→ **EXERCISE BRIEF**:
Repeat all the material exactly; pictures stay out of your copy.

→ **DATA SHOWN**:
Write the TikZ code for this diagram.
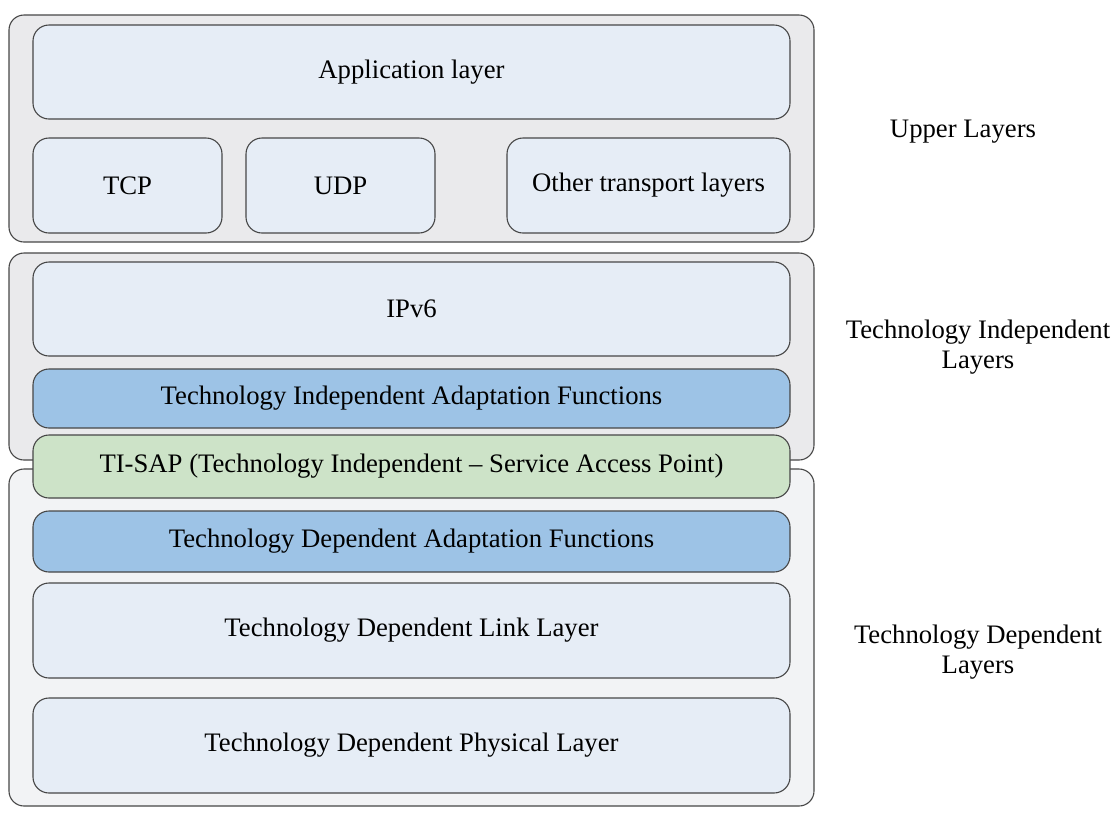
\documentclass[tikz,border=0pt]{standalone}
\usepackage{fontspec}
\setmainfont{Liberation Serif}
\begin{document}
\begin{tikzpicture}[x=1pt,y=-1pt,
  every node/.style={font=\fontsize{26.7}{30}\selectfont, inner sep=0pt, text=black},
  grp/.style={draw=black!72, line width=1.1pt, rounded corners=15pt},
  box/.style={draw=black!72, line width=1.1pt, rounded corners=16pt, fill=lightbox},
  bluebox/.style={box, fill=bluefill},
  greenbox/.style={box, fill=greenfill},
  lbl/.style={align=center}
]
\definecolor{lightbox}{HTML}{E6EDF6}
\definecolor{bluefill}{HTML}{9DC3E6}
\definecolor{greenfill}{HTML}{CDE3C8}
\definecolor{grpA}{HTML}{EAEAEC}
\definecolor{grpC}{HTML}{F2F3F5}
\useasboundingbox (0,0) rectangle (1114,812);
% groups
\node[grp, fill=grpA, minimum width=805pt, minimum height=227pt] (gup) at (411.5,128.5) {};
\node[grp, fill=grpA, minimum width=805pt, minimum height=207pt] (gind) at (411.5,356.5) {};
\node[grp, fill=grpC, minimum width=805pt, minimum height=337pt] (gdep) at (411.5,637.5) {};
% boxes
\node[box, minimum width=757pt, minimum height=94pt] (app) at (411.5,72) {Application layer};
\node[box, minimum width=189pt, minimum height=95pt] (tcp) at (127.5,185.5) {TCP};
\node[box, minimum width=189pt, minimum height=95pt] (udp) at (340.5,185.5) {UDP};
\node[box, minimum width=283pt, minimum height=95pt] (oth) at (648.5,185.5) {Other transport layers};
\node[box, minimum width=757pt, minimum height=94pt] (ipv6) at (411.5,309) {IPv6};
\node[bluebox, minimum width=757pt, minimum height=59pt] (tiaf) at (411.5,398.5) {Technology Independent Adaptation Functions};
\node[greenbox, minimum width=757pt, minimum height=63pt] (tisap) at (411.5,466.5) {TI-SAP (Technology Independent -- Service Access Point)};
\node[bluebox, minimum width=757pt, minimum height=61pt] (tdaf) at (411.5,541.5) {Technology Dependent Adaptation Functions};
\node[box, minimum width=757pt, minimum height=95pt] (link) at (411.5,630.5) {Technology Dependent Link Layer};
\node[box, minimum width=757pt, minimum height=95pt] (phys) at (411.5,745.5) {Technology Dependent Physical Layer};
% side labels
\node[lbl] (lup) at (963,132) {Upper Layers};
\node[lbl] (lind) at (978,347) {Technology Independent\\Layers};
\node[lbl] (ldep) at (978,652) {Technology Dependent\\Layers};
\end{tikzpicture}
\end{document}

→ **WRITTEN ANSWER**:
Write the TikZ code for this diagram.
\documentclass[tikz,border=0pt]{standalone}
\usepackage{fontspec}
\setmainfont{Liberation Serif}
\begin{document}
\begin{tikzpicture}[x=1pt,y=-1pt,
  every node/.style={font=\fontsize{26.7}{30}\selectfont, inner sep=0pt, text=black},
  grp/.style={draw=black!72, line width=1.1pt, rounded corners=15pt},
  box/.style={draw=black!72, line width=1.1pt, rounded corners=16pt, fill=lightbox},
  bluebox/.style={box, fill=bluefill},
  greenbox/.style={box, fill=greenfill},
  lbl/.style={align=center}
]
\definecolor{lightbox}{HTML}{E6EDF6}
\definecolor{bluefill}{HTML}{9DC3E6}
\definecolor{greenfill}{HTML}{CDE3C8}
\definecolor{grpA}{HTML}{EAEAEC}
\definecolor{grpC}{HTML}{F2F3F5}
\useasboundingbox (0,0) rectangle (1114,812);
% groups
\node[grp, fill=grpA, minimum width=805pt, minimum height=227pt] (gup) at (411.5,128.5) {};
\node[grp, fill=grpA, minimum width=805pt, minimum height=207pt] (gind) at (411.5,356.5) {};
\node[grp, fill=grpC, minimum width=805pt, minimum height=337pt] (gdep) at (411.5,637.5) {};
% boxes
\node[box, minimum width=757pt, minimum height=94pt] (app) at (411.5,72) {Application layer};
\node[box, minimum width=189pt, minimum height=95pt] (tcp) at (127.5,185.5) {TCP};
\node[box, minimum width=189pt, minimum height=95pt] (udp) at (340.5,185.5) {UDP};
\node[box, minimum width=283pt, minimum height=95pt] (oth) at (648.5,185.5) {Other transport layers};
\node[box, minimum width=757pt, minimum height=94pt] (ipv6) at (411.5,309) {IPv6};
\node[bluebox, minimum width=757pt, minimum height=59pt] (tiaf) at (411.5,398.5) {Technology Independent Adaptation Functions};
\node[greenbox, minimum width=757pt, minimum height=63pt] (tisap) at (411.5,466.5) {TI-SAP (Technology Independent -- Service Access Point)};
\node[bluebox, minimum width=757pt, minimum height=61pt] (tdaf) at (411.5,541.5) {Technology Dependent Adaptation Functions};
\node[box, minimum width=757pt, minimum height=95pt] (link) at (411.5,630.5) {Technology Dependent Link Layer};
\node[box, minimum width=757pt, minimum height=95pt] (phys) at (411.5,745.5) {Technology Dependent Physical Layer};
% side labels
\node[lbl] (lup) at (963,132) {Upper Layers};
\node[lbl] (lind) at (978,347) {Technology Independent\\Layers};
\node[lbl] (ldep) at (978,652) {Technology Dependent\\Layers};
\end{tikzpicture}
\end{document}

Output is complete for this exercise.